The processor(s) 101 may be formed in a substrate configured to execute one or more machine executable instructions or pieces of software, firmware, or a combination thereof. The processor(s) 101 can be semiconductor-based—that is, the processors can include semiconductor material that can perform digital logic. The memory device(s) 103 may include a main memory that stores information in a format that can be read and/or executed by the processor(s) 101. The memory device(s) 103 may store the background creation engine 108. In some examples, the memory device(s) 103 may store the text-to-text language model 118. In some examples, the memory device(s) 103 may store the image generation model 120. In some examples, the memory device(s) 103 includes a non-transitory computer-readable medium that includes executable instructions that cause at least one processor (e.g., the processor(s) 101) to execute operations discussed with reference to the video conferencing system 100.


The server computer(s) 160 may be computing devices that take the form of a number of different devices, for example a standard server, a group of such servers, or a rack server system. In some examples, the server computer(s) 160 may be a single system sharing components such as processors and memories. In some examples, the server computer(s) 160 may be multiple systems that do not share processors and memories. The network 150 may include the Internet and/or other types of data networks, such as a local area network (LAN), a wide area network (WAN), a cellular network, satellite network, or other types of data networks.

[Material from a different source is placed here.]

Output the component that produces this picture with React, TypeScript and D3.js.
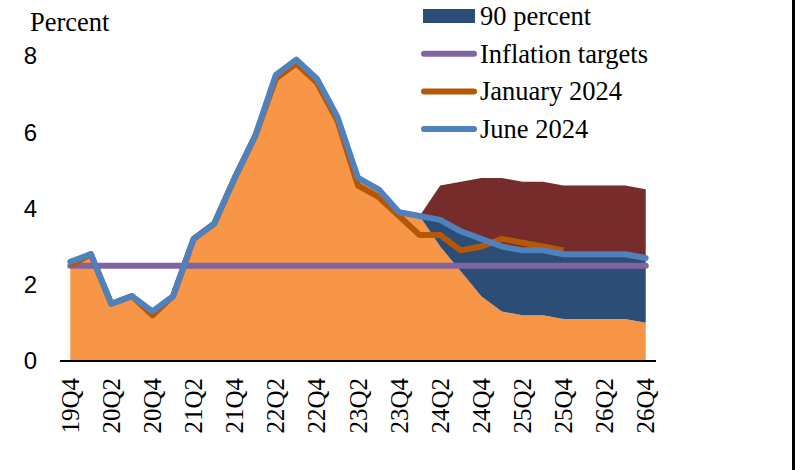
import React from "react";
import * as d3 from "d3";

const quarters = [
  "19Q4", "20Q1", "20Q2", "20Q3", "20Q4", "21Q1", "21Q2", "21Q3", "21Q4",
  "22Q1", "22Q2", "22Q3", "22Q4", "23Q1", "23Q2", "23Q3", "23Q4",
  "24Q1", "24Q2", "24Q3", "24Q4", "25Q1", "25Q2", "25Q3", "25Q4",
  "26Q1", "26Q2", "26Q3", "26Q4",
];
const tickLabels = [
  "19Q4", "20Q2", "20Q4", "21Q2", "21Q4", "22Q2", "22Q4", "23Q2", "23Q4",
  "24Q2", "24Q4", "25Q2", "25Q4", "26Q2", "26Q4",
];
const yTicks = [0, 2, 4, 6, 8];

// June 2024 projection (history + forecast), 19Q4..26Q4
const june2024 = [
  2.6, 2.8, 1.5, 1.7, 1.3, 1.7, 3.2, 3.6, 4.8, 5.9, 7.5, 7.9, 7.4, 6.4, 4.8, 4.5,
  3.9, 3.8, 3.7, 3.4, 3.2, 3.0, 2.9, 2.9, 2.8, 2.8, 2.8, 2.8, 2.7,
];
// January 2024 projection, 19Q4..25Q4
const january2024 = [
  2.5, 2.8, 1.5, 1.7, 1.2, 1.7, 3.2, 3.6, 4.8, 5.9, 7.4, 7.8, 7.3, 6.3, 4.6, 4.3,
  3.8, 3.3, 3.3, 2.9, 3.0, 3.2, 3.1, 3.0, 2.9,
];
// 90 percent band, 24Q1..26Q4
const fanStart = 17;
const lower90 = [3.8, 3.0, 2.35, 1.7, 1.3, 1.2, 1.2, 1.1, 1.1, 1.1, 1.1, 1.0];
const upper90 = [3.8, 4.6, 4.7, 4.8, 4.8, 4.7, 4.7, 4.6, 4.6, 4.6, 4.6, 4.5];
const inflationTarget = quarters.map(() => 2.5);

const legendItems = ["90 percent", "Inflation targets", "January 2024", "June 2024"];

const C = {
  orange: "#F79646",
  band: "#2C4D75",
  upper: "#772C2C",
  june: "#4F81BD",
  jan: "#B65708",
  target: "#8064A2",
};

const serif = "'Liberation Serif', 'Times New Roman', serif";
const sans = "'Liberation Sans', Arial, sans-serif";

export default function App() {
  const W = 795;
  const H = 470;
  const x = d3.scaleBand<string>().domain(quarters).range([60, 656]).padding(0);
  const cx = (i: number) => (x(quarters[i]) as number) + x.bandwidth() / 2;
  const y = d3.scaleLinear().domain([0, 8]).range([361, 55.8]);

  const baseSeries = june2024.slice(0, fanStart).concat(lower90);
  const areaBase = d3
    .area<number>()
    .x((_, i) => cx(i))
    .y0(y(0))
    .y1((d) => y(d));
  const bandIdx = lower90.map((_, i) => i + fanStart);
  const areaLowBand = d3
    .area<number>()
    .x((i) => cx(i))
    .y0((i) => y(lower90[i - fanStart]))
    .y1((i) => y(june2024[i]));
  const areaUpBand = d3
    .area<number>()
    .x((i) => cx(i))
    .y0((i) => y(june2024[i]))
    .y1((i) => y(upper90[i - fanStart]));
  const line = d3
    .line<number>()
    .x((_, i) => cx(i))
    .y((d) => y(d));

  return (
    <svg
      width={W}
      height={H}
      style={{ position: "absolute", left: 0, top: 0, background: "#fff" }}
    >
      <rect x={0} y={0} width={W} height={H} fill="#fff" />
      <path d={areaBase(baseSeries) || ""} fill={C.orange} />
      <path d={areaLowBand(bandIdx) || ""} fill={C.band} />
      <path d={areaUpBand(bandIdx) || ""} fill={C.upper} />
      <path
        d={line(inflationTarget) || ""}
        fill="none"
        stroke={C.target}
        strokeWidth={6}
        strokeLinecap="round"
      />
      <path
        d={line(january2024) || ""}
        fill="none"
        stroke={C.jan}
        strokeWidth={6}
        strokeLinejoin="round"
      />
      <path
        d={line(june2024) || ""}
        fill="none"
        stroke={C.june}
        strokeWidth={6}
        strokeLinejoin="round"
        strokeLinecap="round"
      />
      {/* x axis */}
      <line x1={60} x2={656} y1={361} y2={361} stroke="#000" strokeWidth={2} />
      {tickLabels.map((t) => {
        const px = (x(t) as number) + x.bandwidth() / 2;
        return (
          <text
            key={t}
            transform={`translate(${px + 8.5},378) rotate(-90)`}
            textAnchor="end"
            fontFamily={serif}
            fontSize={25}
            fill="#000"
          >
            {t}
          </text>
        );
      })}
      {yTicks.map((v) => (
        <text
          key={v}
          x={37}
          y={y(v)}
          dy="0.35em"
          textAnchor="end"
          fontFamily={sans}
          fontSize={24}
          fill="#000"
        >
          {v}
        </text>
      ))}
      <text x={30} y={31} fontFamily={serif} fontSize={26.5} fill="#000">
        Percent
      </text>
      {/* legend */}
      <rect x={423} y={9} width={52} height={14} fill={C.band} />
      {legendItems.map((label, i) => {
        const cy = 16 + i * 37.7;
        const color = [C.band, C.target, C.jan, C.june][i];
        return (
          <g key={label}>
            {i > 0 && (
              <line
                x1={424}
                x2={474}
                y1={cy}
                y2={cy}
                stroke={color}
                strokeWidth={6}
                strokeLinecap="round"
              />
            )}
            <text x={480} y={cy + 9} fontFamily={serif} fontSize={26.5} fill="#000">
              {label}
            </text>
          </g>
        );
      })}
      <rect x={792} y={0} width={3} height={H} fill="#000" />
    </svg>
  );
}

The network 150 may also include any number of computing devices (e.g., computers, servers, routers, network switches, etc.) that are configured to receive and/or transmit data within network 150. Network 150 may further include any number of hardwired and/or wireless connections. In some examples, the server computer(s) 160 stores the text-to-text language model 118. In some examples, the server computer(s) 160 stores the image generation model 120.


The server computer(s) 160 may include one or more processors 161 formed in a substrate, an operating system (not shown) and one or more memory devices 163. The memory device(s) 163 may represent any kind of (or multiple kinds of) memory (e.g., RAM, flash, cache, disk, tape, etc.). In some examples (not shown), the memory devices may include external storage, e.g., memory physically remote from but accessible by the server computer(s) 160. The processor(s) 161 may be formed in a substrate configured to execute one or more machine executable instructions or pieces of software, firmware, or a combination thereof. The processor(s) 161 can be semiconductor-based—that is, the processors can include semiconductor material that can perform digital logic. The memory device(s) 163 may store information in a format that can be read and/or executed by the processor(s) 161. In some examples, the memory device(s) 163 includes a non-transitory computer-readable medium that includes executable instructions that cause at least one processor (e.g., the processor(s) 161) to execute operations discussed with reference to the video conferencing system 100.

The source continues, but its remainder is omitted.